When passing Go values to the WAF, it is necessary to make sure that memory remains valid and does not move until the WAF no longer has any pointers to it. We do this by using a runtime.Pinner. Persistent address data is added to a Context-associated runtime.Pinner; while ephemeral address data is managed by a transient runtime.Pinner that only exists for the duration of the call.

Typical call to Run()

Here is an example of the flow of operations on a simple call to Run():

  • Encode input data into WAF Objects and store references in the temporary pool
  • Lock the context mutex until the end of the call
  • Store references from the temporary pool into the context level pool
  • Call ddwaf_run
  • Decode the matches and actions

CGO-less C Bindings

This library uses purego to implement C bindings without requiring use of CGO at compilation time. The high-level workflow is to embed the C shared library using go:embed, dump it into a file, open the library using dlopen, load the symbols using dlsym, and finally call them. On Linux systems, using memfd_create(2) enables the library to be loaded without writing to the filesystem.

Another requirement of libddwaf is to have a FHS filesystem on your machine and, for Linux, to provide libc.so.6, libpthread.so.0, and libdl.so.2 as dynamic libraries.

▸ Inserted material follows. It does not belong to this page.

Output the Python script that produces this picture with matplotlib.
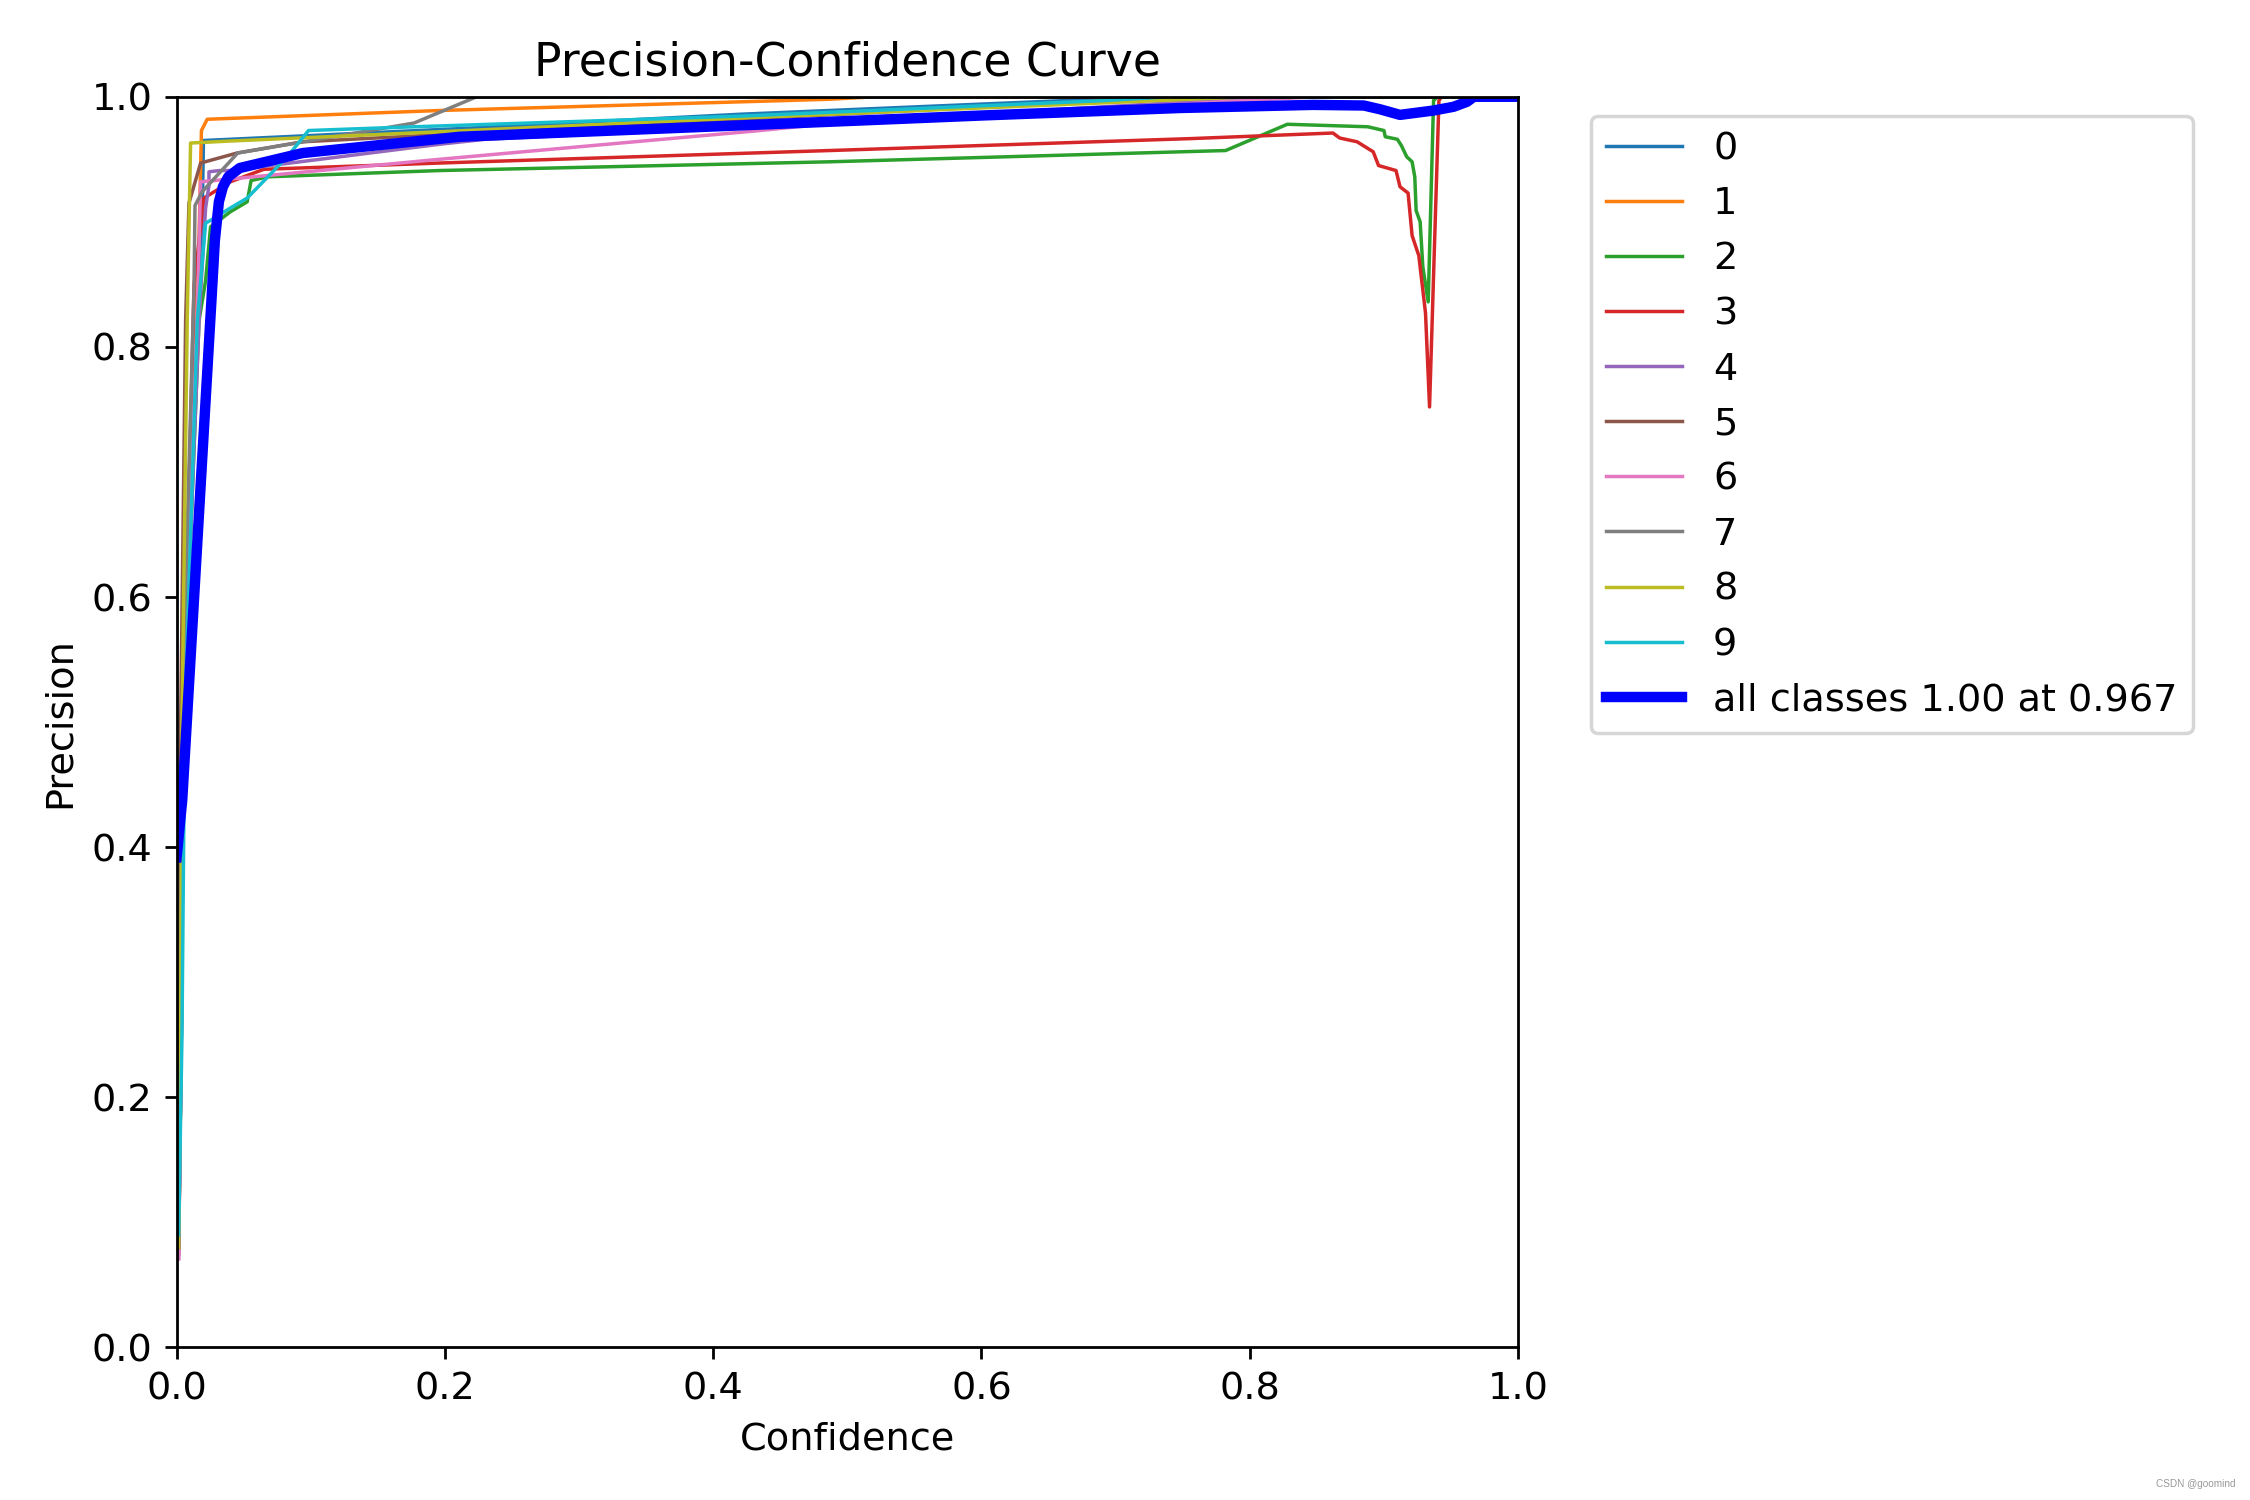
import matplotlib
matplotlib.use("Agg")
import matplotlib.pyplot as plt

plt.rcParams["font.size"] = 11

class_names = ["0", "1", "2", "3", "4", "5", "6", "7", "8", "9"]
class_colors = ["#1f77b4", "#ff7f0e", "#2ca02c", "#d62728", "#9467bd",
                "#8c564b", "#e377c2", "#7f7f7f", "#bcbd22", "#17becf"]

# confidence (x) / precision (y) key points
c0_x = [0.0015, 0.0035, 0.005, 0.014, 0.019, 0.020, 0.22, 0.42, 0.73, 1.0]
c0_y = [0.085, 0.25, 0.50, 0.82, 0.90, 0.965, 0.975, 0.986, 1.0, 1.0]

c1_x = [0.0015, 0.0035, 0.005, 0.015, 0.0166, 0.0185, 0.0228, 0.196, 0.487, 0.52, 1.0]
c1_y = [0.08, 0.25, 0.50, 0.85, 0.883, 0.973, 0.982, 0.989, 0.998, 1.0, 1.0]

c2_x = [0.0015, 0.0035, 0.005, 0.0167, 0.0216, 0.0253, 0.040, 0.0526, 0.0555, 0.068, 0.196,
        0.487, 0.782, 0.828, 0.888, 0.900, 0.901, 0.910, 0.913, 0.917, 0.921,
        0.923, 0.924, 0.927, 0.929, 0.933, 0.937, 0.94, 1.0]
c2_y = [0.08, 0.25, 0.50, 0.821, 0.853, 0.896, 0.908, 0.916, 0.933, 0.936, 0.941,
        0.948, 0.957, 0.978, 0.976, 0.973, 0.968, 0.966, 0.961, 0.952, 0.948,
        0.936, 0.909, 0.900, 0.864, 0.836, 0.997, 1.0, 1.0]

c3_x = [0.0015, 0.0035, 0.005, 0.013, 0.0204, 0.040, 0.065, 0.196, 0.487, 0.755, 0.862,
        0.867, 0.880, 0.892, 0.896, 0.909, 0.912, 0.918, 0.921, 0.926, 0.931,
        0.934, 0.941, 0.943, 1.0]
c3_y = [0.075, 0.25, 0.50, 0.85, 0.919, 0.932, 0.942, 0.947, 0.957, 0.9665, 0.971,
        0.967, 0.964, 0.956, 0.945, 0.941, 0.928, 0.923, 0.889, 0.873, 0.827,
        0.752, 0.997, 1.0, 1.0]

c4_x = [0.0015, 0.0035, 0.005, 0.0167, 0.0216, 0.0241, 0.0241, 0.032, 0.040, 0.196, 0.23, 0.5, 0.82, 1.0]
c4_y = [0.071, 0.25, 0.50, 0.821, 0.911, 0.929, 0.940, 0.941, 0.941, 0.962, 0.966, 0.980, 1.0, 1.0]

c5_x = [0.0015, 0.0025, 0.003, 0.0067, 0.0092, 0.0179, 0.045, 0.094, 0.42, 0.75, 1.0]
c5_y = [0.08, 0.25, 0.50, 0.821, 0.915, 0.947, 0.955, 0.964, 0.982, 1.0, 1.0]

c6_x = [0.0015, 0.0035, 0.005, 0.016, 0.0179, 0.196, 0.435, 0.50, 0.85, 1.0]
c6_y = [0.071, 0.25, 0.50, 0.85, 0.932, 0.950, 0.973, 0.980, 1.0, 1.0]

c7_x = [0.0015, 0.003, 0.004, 0.013, 0.0137, 0.019, 0.0455, 0.177, 0.2237, 1.0]
c7_y = [0.08, 0.25, 0.50, 0.85, 0.913, 0.924, 0.955, 0.979, 1.0, 1.0]

c8_x = [0.0015, 0.003, 0.004, 0.0079, 0.0104, 0.040, 0.196, 0.42, 0.80, 1.0]
c8_y = [0.08, 0.25, 0.50, 0.821, 0.963, 0.9646, 0.972, 0.983, 1.0, 1.0]

c9_x = [0.0015, 0.004, 0.006, 0.0154, 0.0216, 0.025, 0.040, 0.0526, 0.0825, 0.0983, 0.177,
        0.42, 0.693, 0.74, 1.0]
c9_y = [0.09, 0.25, 0.50, 0.821, 0.899, 0.901, 0.911, 0.919, 0.952, 0.973, 0.976,
        0.9845, 0.997, 1.0, 1.0]

all_x = [0.0, 0.0042, 0.0131, 0.026, 0.0285, 0.0315, 0.0345, 0.0385, 0.047, 0.094, 0.211, 0.487,
         0.6, 0.748, 0.847, 0.885, 0.897, 0.912, 0.937, 0.952, 0.962, 0.967, 1.0]
all_y = [0.392, 0.438, 0.601, 0.838, 0.885, 0.916, 0.928, 0.936, 0.943, 0.955, 0.968, 0.980,
         0.985, 0.991, 0.9935, 0.993, 0.990, 0.9855, 0.989, 0.992, 0.996, 1.0, 1.0]
all_label = "all classes 1.00 at 0.967"

class_x = [c0_x, c1_x, c2_x, c3_x, c4_x, c5_x, c6_x, c7_x, c8_x, c9_x]
class_y = [c0_y, c1_y, c2_y, c3_y, c4_y, c5_y, c6_y, c7_y, c8_y, c9_y]

fig, ax = plt.subplots(1, 1, figsize=(9, 6), dpi=250)
fig.subplots_adjust(left=0.0785, right=0.6747, top=0.9355, bottom=0.1017)

for name, col, xs, ys in zip(class_names, class_colors, class_x, class_y):
    ax.plot(xs, ys, linewidth=1, color=col, label=name)
ax.plot(all_x, all_y, linewidth=3, color="blue", label=all_label)

ax.set_xlabel("Confidence")
ax.set_ylabel("Precision")
ax.set_xlim(0, 1)
ax.set_ylim(0, 1)
ax.set_title("Precision-Confidence Curve")
ax.legend(bbox_to_anchor=(1.04, 1), loc="upper left")

fig.text(0.9935, 0.0107, "CSDN @goomind", fontsize=2.9, color="#999999",
         ha="right", va="center", family="Liberation Sans")

fig.savefig("out.png", dpi=250)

⚠️ Keep in mind that purego only works on linux/darwin for amd64/arm64 and so does go-libddwaf.

Contributing pitfalls

  • Cannot dlopen twice in the app lifetime on OSX. It messes with Thread Local Storage and usually finishes with a std::bad_alloc()
  • keepAlive() calls are here to prevent the GC from destroying objects too early
  • Since there is a stack switch between the Go code and the C code, usually the only C stacktrace you will ever get is from GDB
  • If a segfault happens during a call to the C code, the goroutine stacktrace which has done the call is the one annotated with [syscall]
  • GoLand does not support CGO_ENABLED=0 (as of June 2023)
  • Keep in mind that we fully escape the type system. If you send the wrong data it will segfault in the best cases but not always!
  • The structs in ctypes.go are here to reproduce the memory layout of the structs in include/ddwaf.h because pointers to these structs will be passed directly
  • Do not use uintptr as function arguments or results types, coming from unsafe.Pointer casts of Go values, because they escape the pointer analysis which can create wrongly optimized code and crash. Pointer arithmetic is of course necessary in such a library but must be kept in the same function scope.
  • GDB is available on arm64 but is not officially supported so it usually crashes pretty fast (as of June 2023)
  • No pointer to variables on the stack shall be sent to the C code because Go stacks can be moved during the C call. More on this here

Debugging

Debug-logging can be enabled for underlying C/C++ library by building (or testing) by setting the DD_APPSEC_WAF_LOG_LEVEL environment variable to one of: trace, debug, info, warn (or warning), error, off (which is the default behavior and logs nothing).

The DD_APPSEC_WAF_LOG_FILTER environment variable can be set to a valid (per the regexp package) regular expression to limit logging to only messages that match the regular expression.